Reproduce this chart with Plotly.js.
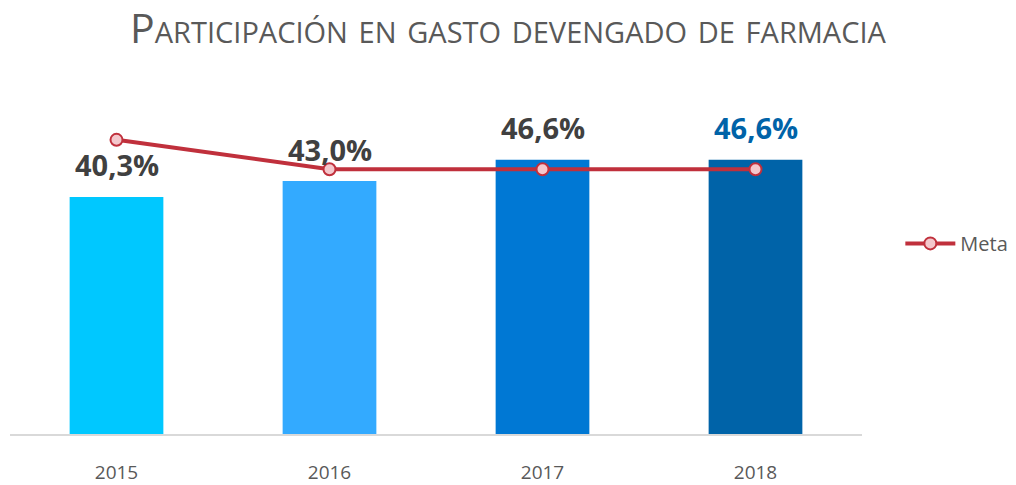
<!DOCTYPE html>
<html><head><meta charset="utf-8">
<script src="https://cdn.plot.ly/plotly-3.0.1.min.js"></script>
<style>body{margin:0;background:#fff}#c{width:1016px;height:485px}</style>
</head><body><div id="c"></div>
<script>
const years = ['2015','2016','2017','2018'];
const participacion = [40.3, 43.0, 46.6, 46.6];
const labels = ['40,3%','43,0%','46,6%','46,6%'];
const meta = [50, 45, 45, 45];
const barColors = ['#00C8FF','#33AAFF','#0078D4','#0063A8'];
const labelColors = ['#404040','#404040','#404040','#0063A8'];

const traces = [
  {type:'bar', x:years, y:participacion, marker:{color:barColors}, width:0.44,
   showlegend:false, hoverinfo:'skip'},
  {type:'scatter', mode:'lines+markers', x:years, y:meta, name:'Meta',
   line:{color:'#C0303C', width:4},
   marker:{size:12, color:'#F4C7CC', line:{color:'#C0303C', width:2}}}
];
const annotations = years.map((yr,i)=>({
  x:i, y:participacion[i], text:labels[i], showarrow:false,
  yanchor:'middle', yshift:32,
  font:{family:'Open Sans, sans-serif', size:29, color:labelColors[i], weight:'bold'}
}));
const layout = {
  width:1016, height:485,
  margin:{l:10, r:154, t:81, b:51, autoexpand:false},
  paper_bgcolor:'#fff', plot_bgcolor:'#fff',
  title:{text:'Participación en gasto devengado de farmacia',
    font:{family:'Open Sans, sans-serif', size:41, color:'#595959', variant:'small-caps'},
    x:0.5, xanchor:'center', xref:'container', y:0.94, yanchor:'middle'},
  xaxis:{type:'category', range:[-0.5,3.5], showline:true, linecolor:'#D9D9D9', linewidth:2,
    tickfont:{family:'Open Sans, sans-serif', size:19, color:'#595959'},
    ticks:'', ticklabelstandoff:20, showgrid:false, zeroline:false},
  yaxis:{range:[0,60], visible:false, showgrid:false, zeroline:false},
  legend:{x:1.045, xanchor:'left', y:0.54, yanchor:'middle', itemwidth:50,
    font:{family:'Open Sans, sans-serif', size:20, color:'#595959'}},
  annotations:annotations
};
Plotly.newPlot('c', traces, layout, {displayModeBar:false, staticPlot:true});
</script></body></html>
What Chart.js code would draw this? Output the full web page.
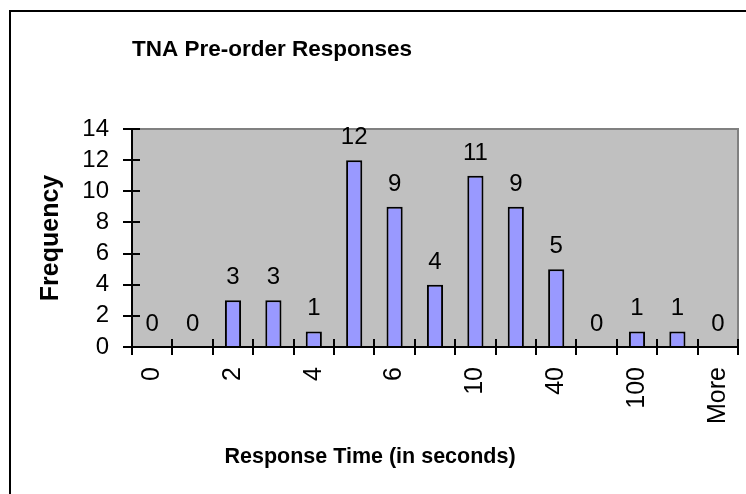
<!DOCTYPE html>
<html>
<head>
<meta charset="utf-8">
<title>TNA Pre-order Responses</title>
<script src="https://cdn.jsdelivr.net/npm/chart.js@4/dist/chart.umd.min.js"></script>
<style>
  body { margin: 0; background: #fff; }
  #wrap { position: relative; width: 746px; height: 494px; overflow: hidden; }
  #frame { position: absolute; left: 9px; top: 10px; width: 800px; height: 600px;
           border-left: 2px solid #000; border-top: 2px solid #000; }
  #chart { position: absolute; left: 0; top: 0; }
</style>
</head>
<body>
<div id="wrap">
  <div id="frame"></div>
  <canvas id="chart" width="746" height="494"></canvas>
</div>
<script>
// histogram bins (only every second label is shown on the axis)
const binLabels = ['0', '', '2', '', '4', '', '6', '', '10', '', '40', '', '100', '', 'More'];
const frequency = [0, 0, 3, 3, 1, 12, 9, 4, 11, 9, 5, 0, 1, 1, 0];

const chartTitle = 'TNA Pre-order Responses';
const xTitle = 'Response Time (in seconds)';
const yTitle = 'Frequency';
const yMin = 0;
const yMax = 14;
const yStep = 2;

const fontFamily = '"Liberation Sans", Arial, sans-serif';
Chart.defaults.font.family = fontFamily;
Chart.defaults.color = '#000';

// grey plot area with darker top/right edge, like the old Excel chart
const plotBackground = {
  id: 'plotBackground',
  beforeDraw(chart) {
    const { ctx, chartArea: a } = chart;
    ctx.save();
    ctx.fillStyle = '#c0c0c0';
    ctx.fillRect(a.left, a.top, a.right - a.left, a.bottom - a.top);
    ctx.strokeStyle = '#808080';
    ctx.lineWidth = 2;
    ctx.beginPath();
    ctx.moveTo(a.left, a.top);
    ctx.lineTo(a.right, a.top);
    ctx.lineTo(a.right, a.bottom);
    ctx.stroke();
    ctx.restore();
  }
};

// tick marks cross the axes, so draw the inner half too
const crossTicks = {
  id: 'crossTicks',
  beforeDatasetsDraw(chart) {
    const { ctx, chartArea: a, scales: { x, y } } = chart;
    ctx.save();
    ctx.strokeStyle = '#000';
    ctx.lineWidth = 2;
    ctx.beginPath();
    for (let i = 0; i <= binLabels.length; i++) {
      const px = Math.round(x.getPixelForValue(i - 0.5));
      ctx.moveTo(px, a.bottom);
      ctx.lineTo(px, a.bottom - 8);
    }
    for (let v = yMin; v <= yMax; v += yStep) {
      const py = Math.round(y.getPixelForValue(v));
      ctx.moveTo(a.left, py);
      ctx.lineTo(a.left + 8, py);
    }
    ctx.stroke();
    ctx.restore();
  }
};

// value labels above each bar
const barValues = {
  id: 'barValues',
  afterDatasetsDraw(chart) {
    const { ctx } = chart;
    const meta = chart.getDatasetMeta(0);
    ctx.save();
    ctx.font = '24px ' + fontFamily;
    ctx.fillStyle = '#000';
    ctx.textAlign = 'center';
    ctx.textBaseline = 'alphabetic';
    meta.data.forEach((bar, i) => {
      ctx.fillText(String(frequency[i]), bar.x, bar.y - 16);
    });
    ctx.restore();
  }
};

// x axis title sits centred on the whole chart, not on the plot area
const xAxisTitle = {
  id: 'xAxisTitle',
  afterDraw(chart) {
    const { ctx } = chart;
    ctx.save();
    ctx.font = 'bold 21.5px ' + fontFamily;
    ctx.fillStyle = '#000';
    ctx.textAlign = 'center';
    ctx.textBaseline = 'alphabetic';
    ctx.fillText(xTitle, chart.width / 2 - 3, 463);
    ctx.restore();
  }
};

const ctx = document.getElementById('chart').getContext('2d');
const myChart = new Chart(ctx, {
  type: 'bar',
  data: {
    labels: binLabels,
    datasets: [{
      label: yTitle,
      data: frequency,
      backgroundColor: '#9999ff',
      borderColor: '#000',
      borderWidth: 2,
      barPercentage: 0.4,
      categoryPercentage: 1.0
    }]
  },
  options: {
    responsive: false,
    animation: false,
    devicePixelRatio: 1,
    layout: { padding: { left: 0, right: 8, top: 0, bottom: 0 } },
    plugins: {
      legend: { display: false },
      tooltip: { enabled: false },
      title: {
        display: true,
        text: chartTitle,
        align: 'start',
        fullSize: false,
        color: '#000',
        font: { size: 22.5, weight: 'bold' },
        padding: { top: 36, bottom: 66 }
      }
    },
    scales: {
      x: {
        grid: { display: true, drawOnChartArea: false, drawTicks: true, tickLength: 8, color: '#000', lineWidth: 2, offset: true },
        border: { display: true, color: '#000', width: 2 },
        ticks: { autoSkip: false, minRotation: 90, maxRotation: 90, padding: 12, color: '#000', font: { size: 25 } },
        afterFit(scale) {
          scale.height = 147;
          scale.paddingLeft = 0;
          scale.paddingRight = 0;
        }
      },
      y: {
        min: yMin,
        max: yMax,
        grid: { display: true, drawOnChartArea: false, drawTicks: true, tickLength: 9, color: '#000', lineWidth: 2 },
        border: { display: true, color: '#000', width: 2 },
        ticks: { stepSize: yStep, autoSkip: false, padding: 14, color: '#000', font: { size: 24 } },
        title: { display: true, text: yTitle, color: '#000', font: { size: 25, weight: 'bold' }, padding: { top: 36, bottom: 0 } },
        afterFit(scale) { scale.width = 132; }
      }
    }
  },
  plugins: [plotBackground, crossTicks, barValues, xAxisTitle]
});
</script>
</body>
</html>
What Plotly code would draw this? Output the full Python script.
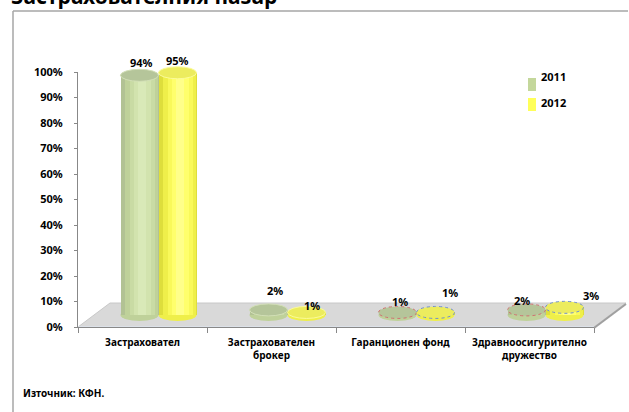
import plotly.graph_objects as go

# ---------------- data ----------------
categories = ["Застраховател", "Застрахователен<br>брокер", "Гаранционен фонд",
              "Здравноосигурително<br>дружество"]
series_names = ["2011", "2012"]
values_2011 = [94, 2, 1, 2]
values_2012 = [95, 1, 1, 3]
title_text = "Застрахователния пазар"
source_text = "Източник: КФН."
y_ticks = [0, 10, 20, 30, 40, 50, 60, 70, 80, 90, 100]
y_tick_labels = [f"{v}%" for v in y_ticks]

# ---------------- geometry / style ----------------
W, H = 629, 412
ML, MR, MT, MB = 78, 35, 40, 85
PW, PH = W - ML - MR, H - MT - MB
PX_PER_Y = 2.55                  # pixels per 1 % on value axis
Y_MAIN_TOP = 100 * PX_PER_Y / PH  # domain top of visible value axis
DX, DY = 16, 12                  # half depth shift of 3D look (px)
UNIT_PX = PW / 4.0               # px per category
BAR_W = 38 / UNIT_PX             # bar width in category units
X_SHIFT = DX / UNIT_PX
Y_LOW = -DY / PX_PER_Y
Y_HIGH = Y_LOW + PH / PX_PER_Y
ELL_H = 6 / PX_PER_Y

def px_x(p):
    return (p - ML) / PW

def px_y(p):
    return (H - MB - p) / PH

FONT = "Noto Sans"

styles = {
    "2011": dict(offset=-BAR_W / 2,
                 layers=[(1.00, 0.00, "#b2c294"), (0.86, 0.05, "#bfd19a"),
                         (0.66, 0.08, "#c9dba4"), (0.44, 0.08, "#d2e3ae"),
                         (0.22, 0.07, "#d9e9b8")],
                 top="#b5c59a", top_line="#d2dfb6", bottom="#bfd19a",
                 outline="#d07070", legend="#c4d79b"),
    "2012": dict(offset=BAR_W / 2,
                 layers=[(1.00, 0.00, "#dede3c"), (0.86, 0.05, "#efef4a"),
                         (0.66, 0.08, "#f9f95a"), (0.44, 0.08, "#ffff6c"),
                         (0.22, 0.07, "#ffff8a")],
                 top="#ecec5e", top_line="#fbfb9a", bottom="#efef4a",
                 outline="#6f8fd0", legend="#ffff59"),
}
label_shifts = {
    "2011": [(1.5, 13), (6.5, 19), (2.5, 10.5), (-4.5, 9)],
    "2012": [(-0.5, 12.5), (5.5, 6.5), (14.5, 19.5), (26.5, 11.5)],
}

fig = go.Figure()

# invisible trace to establish the category axis
fig.add_trace(go.Bar(x=categories, y=[0] * len(categories), marker_color="rgba(0,0,0,0)",
                     showlegend=False, hoverinfo="skip", xaxis="x", yaxis="y"))

shapes = []
annotations = []

# floor of the 3D plot area
shapes.append(dict(type="path", xref="paper", yref="paper", layer="below",
                   path=f"M {px_x(78)},{px_y(327)} L {px_x(594)},{px_y(327)} "
                        f"L {px_x(626)},{px_y(303)} L {px_x(110)},{px_y(303)} Z",
                   fillcolor="#d9d9d9", line=dict(color="#c8c8c8", width=1)))
shapes.append(dict(type="line", xref="paper", yref="paper", layer="below",
                   x0=px_x(594), y0=px_y(328), x1=px_x(626), y1=px_y(304),
                   line=dict(color="#a0a0a0", width=2)))

for name, vals in zip(series_names, [values_2011, values_2012]):
    st = styles[name]
    for f, c, col in st["layers"]:
        fig.add_trace(go.Bar(
            x=[i + st["offset"] + c * BAR_W for i in range(len(vals))],
            y=vals, width=f * BAR_W, marker=dict(color=col, line=dict(width=0)),
            xaxis="x2", yaxis="y2", showlegend=False, hoverinfo="skip"))
    for i, v in enumerate(vals):
        xc = i + st["offset"]
        shapes.append(dict(type="circle", xref="x2", yref="y2", layer="below",
                           x0=xc - BAR_W / 2, x1=xc + BAR_W / 2,
                           y0=-ELL_H, y1=ELL_H,
                           fillcolor=st["bottom"], line=dict(width=0)))
        line = dict(color=st["top_line"], width=1)
        if i >= 2:
            line = dict(color=st["outline"], width=1, dash="dot")
        shapes.append(dict(type="circle", xref="x2", yref="y2", layer="above",
                           x0=xc - BAR_W / 2, x1=xc + BAR_W / 2,
                           y0=v - ELL_H, y1=v + ELL_H,
                           fillcolor=st["top"], line=line))
        sx, sy = label_shifts[name][i]
        annotations.append(dict(xref="x2", yref="y2", x=xc, y=v, text=f"{v}%",
                                showarrow=False, xshift=sx, yshift=sy,
                                font=dict(family=FONT, size=11, color="#000000",
                                          weight="bold")))

# legend (manual, to match swatch shape and spacing)
for name, (top_px, text_px) in zip(series_names, [(78, 76), (98, 102)]):
    st = styles[name]
    shapes.append(dict(type="rect", xref="paper", yref="paper",
                       x0=px_x(528), x1=px_x(536), y0=px_y(top_px + 13), y1=px_y(top_px),
                       fillcolor=st["legend"], line=dict(width=0)))
    annotations.append(dict(xref="paper", yref="paper", x=px_x(539), y=px_y(text_px),
                            xanchor="left", yanchor="middle", text=name, showarrow=False,
                            font=dict(family=FONT, size=11, color="#000000", weight="bold")))

# outer frame
shapes.append(dict(type="line", xref="paper", yref="paper", x0=px_x(13), x1=px_x(13),
                   y0=px_y(11), y1=px_y(420), line=dict(color="#a6a6a6", width=1.5)))
shapes.append(dict(type="line", xref="paper", yref="paper", x0=px_x(13), x1=px_x(628),
                   y0=px_y(11), y1=px_y(11), line=dict(color="#a6a6a6", width=1.5)))

# title (cut off at the top as in the original)
annotations.append(dict(xref="paper", yref="paper", x=px_x(9), y=px_y(12),
                        xanchor="left", yanchor="bottom", text=title_text, showarrow=False,
                        font=dict(family=FONT, size=21, color="#000000", weight="bold")))
# source
annotations.append(dict(xref="paper", yref="paper", x=px_x(21), y=px_y(393),
                        xanchor="left", yanchor="middle", text=source_text, showarrow=False,
                        font=dict(family=FONT, size=10, color="#000000", weight="bold")))

fig.update_layout(
    width=W, height=H,
    margin=dict(l=ML, r=MR, t=MT, b=MB, pad=0),
    paper_bgcolor="#ffffff", plot_bgcolor="rgba(0,0,0,0)",
    barmode="overlay", bargap=0, showlegend=False,
    shapes=shapes, annotations=annotations,
    xaxis=dict(type="category", domain=[0, 1], anchor="y", range=[-0.5, 3.5],
               tickson="boundaries", ticks="outside", ticklen=5, tickcolor="#888888",
               showline=True, linecolor="#888888", linewidth=1, showgrid=False,
               ticklabelstandoff=6,
               tickfont=dict(family=FONT, size=10, color="#000000", weight="bold")),
    yaxis=dict(domain=[0, Y_MAIN_TOP], anchor="x", range=[0, 100], tickmode="array",
               tickvals=y_ticks, ticktext=y_tick_labels,
               ticks="outside", ticklen=3, tickcolor="#888888",
               showline=True, linecolor="#888888", linewidth=1, showgrid=False,
               zeroline=False, ticklabelstandoff=9,
               tickfont=dict(family=FONT, size=11, color="#000000", weight="bold")),
    xaxis2=dict(domain=[0, 1], anchor="y2", range=[-0.5 - X_SHIFT, 3.5 - X_SHIFT],
                visible=False),
    yaxis2=dict(domain=[0, 1], anchor="x2", range=[Y_LOW, Y_HIGH], visible=False),
)

fig.write_html("out.html")
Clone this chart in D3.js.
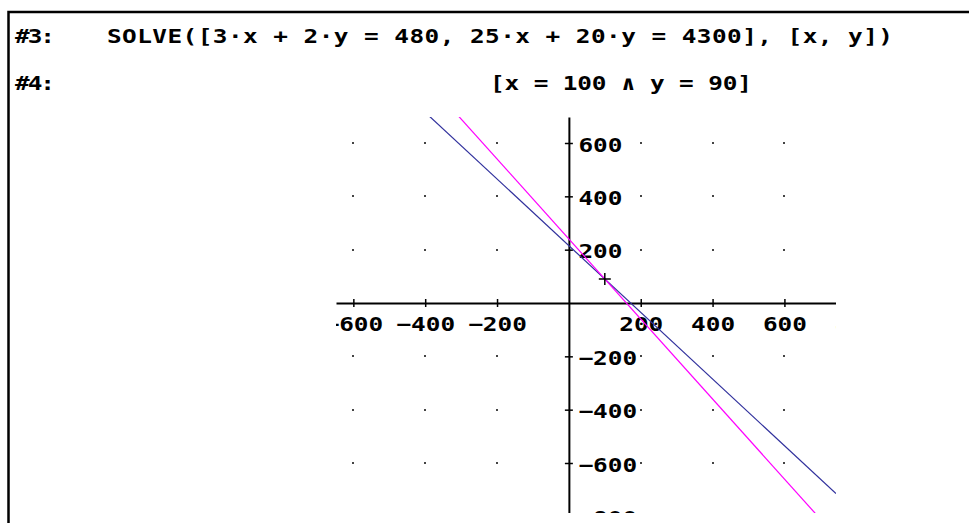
<!DOCTYPE html>
<html>
<head>
<meta charset="utf-8">
<script src="https://cdn.jsdelivr.net/npm/d3@7"></script>
<style>
  body { margin: 0; background: #fff; }
  svg { display: block; }
  text { font-family: "DejaVu Sans Mono", "Liberation Mono", monospace; font-weight: bold; }
</style>
</head>
<body>
<svg id="drawing_region"></svg>
<script>
const width = 969;
const height = 523;

// expressions shown above the plot
const lineLabels = ["#3:", "#4:"];
const lineTexts = [
    "SOLVE([3·x + 2·y = 480, 25·x + 20·y = 4300], [x, y])",
    "[x = 100 ∧ y = 90]"
];

// equations a·x + b·y = c
const eqA = [3, 25];
const eqB = [2, 20];
const eqC = [480, 4300];
const solution = [100, 90];

const xTicks = [-800, -600, -400, -200, 200, 400, 600, 800];
const yTicks = [-800, -600, -400, -200, 200, 400, 600, 800];
const gridX = [-600, -400, -200, 200, 400, 600];
const gridY = [-600, -400, -200, 200, 400, 600];

const lineColors = ["#ff00ff", "#30309c"];

const plot = { left: 336, right: 836, top: 117, bottom: 513 };
const stretch = 1.22; // the screen font is wider than DejaVu

const svg = d3.select('#drawing_region')
    .attr('width', width)
    .attr('height', height);

// frame of the window
svg.append("path")
    .attr("d", `M${width},12H8.5V${height}`)
    .attr("fill", "none")
    .attr("stroke", "#000")
    .attr("stroke-width", 2.5);

// text rows
const rowY = [43, 90];
svg.selectAll("text.num")
    .data(lineLabels)
    .join("text")
    .attr("class", "num")
    .attr("transform", (d, i) => `translate(15,${rowY[i]}) scale(${stretch},1)`)
    .attr("font-size", "20px")
    .attr("textLength", 40 / stretch)
    .attr("lengthAdjust", "spacing")
    .text(d => d);

const rowX = [107, 490];
const rowLen = [786, 262];
svg.selectAll("text.expr")
    .data(lineTexts)
    .join("text")
    .attr("class", "expr")
    .attr("transform", (d, i) => `translate(${rowX[i]},${rowY[i]}) scale(${stretch},1)`)
    .attr("font-size", "20px")
    .attr("textLength", (d, i) => rowLen[i] / stretch)
    .attr("lengthAdjust", "spacing")
    .text(d => d);

const xscale = d3.scaleLinear()
    .domain([-648.3, 743.6])
    .range([plot.left, plot.right]);

const yscale = d3.scaleLinear()
    .domain([-787.5, 697.5])
    .range([plot.bottom, plot.top]);

svg.append("clipPath")
    .attr("id", "clip")
    .append("rect")
    .attr("x", plot.left)
    .attr("y", plot.top)
    .attr("width", plot.right - plot.left)
    .attr("height", plot.bottom - plot.top);

const g = svg.append("g").attr("clip-path", "url(#clip)");

// grid dots
const dots = [];
gridX.forEach(gx => gridY.forEach(gy => dots.push([gx, gy])));
g.selectAll("rect.dot")
    .data(dots)
    .join("rect")
    .attr("class", "dot")
    .attr("x", d => Math.round(xscale(d[0])) - 1)
    .attr("y", d => Math.round(yscale(d[1])) - 1)
    .attr("width", 2)
    .attr("height", 2)
    .attr("fill", "#444");

const fmt = d => (d < 0 ? "\u2212" : "") + Math.abs(d);

// x axis
const xAxis = g.append("g")
    .attr("transform", `translate(0,${yscale(0)})`)
    .call(d3.axisBottom(xscale)
        .tickValues(xTicks)
        .tickSize(4)
        .tickSizeOuter(0)
        .tickPadding(10)
        .tickFormat(fmt));

// y axis
const yAxis = g.append("g")
    .attr("transform", `translate(${xscale(0)},0)`)
    .call(d3.axisRight(yscale)
        .tickValues(yTicks)
        .tickSize(4)
        .tickSizeOuter(0)
        .tickPadding(3.8)
        .tickFormat(fmt));

xAxis.selectAll(".tick line").attr("y1", -4).attr("y2", 4);
yAxis.selectAll(".tick line").attr("x1", -4).attr("x2", 4);
yAxis.selectAll(".tick text").attr("dy", "0.4em");

[xAxis, yAxis].forEach(a => {
    a.select(".domain").attr("stroke", "#000").attr("stroke-width", 2);
    a.selectAll(".tick line").attr("stroke", "#000").attr("stroke-width", 1.5);
    a.selectAll(".tick text")
        .attr("fill", "#000")
        .attr("font-size", "20px")
        .attr("font-family", "DejaVu Sans Mono")
        .attr("transform", `scale(${stretch},1)`);
});

// equation lines, drawn blue first then magenta
const line = d3.line()
    .x(d => xscale(d[0]))
    .y(d => yscale(d[1]));

[1, 0].forEach(i => {
    const pts = xscale.domain().map(xv => [xv, (eqC[i] - eqA[i] * xv) / eqB[i]]);
    g.append("path")
        .datum(pts)
        .attr("d", line)
        .attr("fill", "none")
        .attr("stroke", lineColors[i])
        .attr("stroke-width", 1.2);
});

// solution marker
const sx = xscale(solution[0]);
const sy = yscale(solution[1]);
g.append("path")
    .attr("d", `M${sx - 6},${sy}H${sx + 6}M${sx},${sy - 6}V${sy + 6}`)
    .attr("stroke", "#000")
    .attr("stroke-width", 1.5);
</script>
</body>
</html>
__________________________________________________
__Your goal__: From the first line above through the line containing "const labelColors = ['#404040','#404040','#404040','#0063A8'];", copy everything exactly, without the pictures.

__Answer to the problem__:
Reproduce this chart with Plotly.js.
<!DOCTYPE html>
<html><head><meta charset="utf-8">
<script src="https://cdn.plot.ly/plotly-3.0.1.min.js"></script>
<style>body{margin:0;background:#fff}#c{width:1016px;height:485px}</style>
</head><body><div id="c"></div>
<script>
const years = ['2015','2016','2017','2018'];
const participacion = [40.3, 43.0, 46.6, 46.6];
const labels = ['40,3%','43,0%','46,6%','46,6%'];
const meta = [50, 45, 45, 45];
const barColors = ['#00C8FF','#33AAFF','#0078D4','#0063A8'];
const labelColors = ['#404040','#404040','#404040','#0063A8'];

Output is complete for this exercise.